Hey all, I have been trying for 2 days now to get this thing restored. I plugged it into my car deck and it immediately rebooted to the apple symbol and stuck there. Using every tool I can think of I have been able to get it into restore mode DFU mode and pwned DFU mode, but no matter what during a restore out of iTunes it gets to loading the OS and the progress bar stops at 0% Itunes says waiting for device, after a couple minutes the screen flashes white and it goes into the restore mode with the little Itunes symbol and the plug in symbol. I am stuck, and frustrated any help would be hugely appreciated.


----------



## SteveJobs (Jun 1, 2012)

Is it Jailbroken?


----------



## tankcr (Jun 28, 2012)

SteveJobs said:


> Is it Jailbroken?


No, it wasn't however I attempted to run a couple different jailbreaks to try and fix it, none of them fixed it, Redsn0w finished but after reboot it just went to the restore screen again.


----------



## sinclair_tm (Mar 11, 2005)

Have you Googled it yet? There are pages and pages of info about it, as well as some programs that will put the phone in and out of recovery/DFU mode.


----------



## tankcr (Jun 28, 2012)

sinclair_tm said:


> Have you Googled it yet? There are pages and pages of info about it, as well as some programs that will put the phone in and out of recovery/DFU mode.


Yes. I have had it in and out of all the different modes and I get the same results when trying to restore.


----------



## Chadiz86 (Jun 12, 2012)

Have you tried the restore via another mac/pc?

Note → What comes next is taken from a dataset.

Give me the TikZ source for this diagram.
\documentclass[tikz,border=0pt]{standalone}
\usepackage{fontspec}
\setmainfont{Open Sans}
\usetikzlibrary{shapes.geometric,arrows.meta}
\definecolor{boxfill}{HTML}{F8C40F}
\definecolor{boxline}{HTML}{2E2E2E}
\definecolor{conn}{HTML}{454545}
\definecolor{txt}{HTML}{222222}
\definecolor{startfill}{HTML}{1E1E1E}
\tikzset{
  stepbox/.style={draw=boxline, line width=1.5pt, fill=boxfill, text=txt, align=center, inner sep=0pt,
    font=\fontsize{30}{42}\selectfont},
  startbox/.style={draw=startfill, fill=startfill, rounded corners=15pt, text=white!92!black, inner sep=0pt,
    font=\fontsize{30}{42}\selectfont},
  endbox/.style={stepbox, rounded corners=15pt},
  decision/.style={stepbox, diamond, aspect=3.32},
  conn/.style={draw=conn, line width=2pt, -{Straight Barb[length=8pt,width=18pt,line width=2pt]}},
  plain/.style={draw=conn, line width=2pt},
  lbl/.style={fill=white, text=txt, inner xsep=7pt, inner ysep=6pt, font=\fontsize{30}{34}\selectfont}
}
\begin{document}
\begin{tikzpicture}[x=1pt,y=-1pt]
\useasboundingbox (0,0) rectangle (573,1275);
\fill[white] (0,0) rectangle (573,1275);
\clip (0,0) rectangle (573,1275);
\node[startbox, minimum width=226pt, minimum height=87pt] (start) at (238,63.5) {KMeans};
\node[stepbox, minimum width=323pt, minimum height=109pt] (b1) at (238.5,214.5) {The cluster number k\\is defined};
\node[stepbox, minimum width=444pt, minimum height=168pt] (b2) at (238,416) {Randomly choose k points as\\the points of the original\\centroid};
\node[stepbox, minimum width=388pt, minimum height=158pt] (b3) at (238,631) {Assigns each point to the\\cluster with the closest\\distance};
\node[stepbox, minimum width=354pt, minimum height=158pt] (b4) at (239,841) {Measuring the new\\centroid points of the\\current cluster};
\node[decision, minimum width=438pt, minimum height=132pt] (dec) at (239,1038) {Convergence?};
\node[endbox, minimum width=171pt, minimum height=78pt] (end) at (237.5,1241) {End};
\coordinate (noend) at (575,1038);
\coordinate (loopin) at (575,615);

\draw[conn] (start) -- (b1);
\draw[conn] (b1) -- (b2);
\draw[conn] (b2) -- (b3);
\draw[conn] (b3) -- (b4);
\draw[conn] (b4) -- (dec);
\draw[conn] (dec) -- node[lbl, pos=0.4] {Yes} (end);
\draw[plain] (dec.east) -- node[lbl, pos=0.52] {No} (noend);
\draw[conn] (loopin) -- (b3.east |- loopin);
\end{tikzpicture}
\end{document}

A lot of the time the phone fails to connect to apple's server so it cannot verify. Also try a different USB cable or USB port.


----------



## tankcr (Jun 28, 2012)

Chadiz86 said:


> Have you tried the restore via another mac/pc? A lot of the time the phone fails to connect to apple's server so it cannot verify. Also try a different USB cable or USB port.


Yes, I tried it on a couple computers, and on a Mac at the Apple Store. Is it possible that it is an issue of Country Origin? My IPod and my Apple Store Account are all registered in the US, but I am now living in Germany.


----------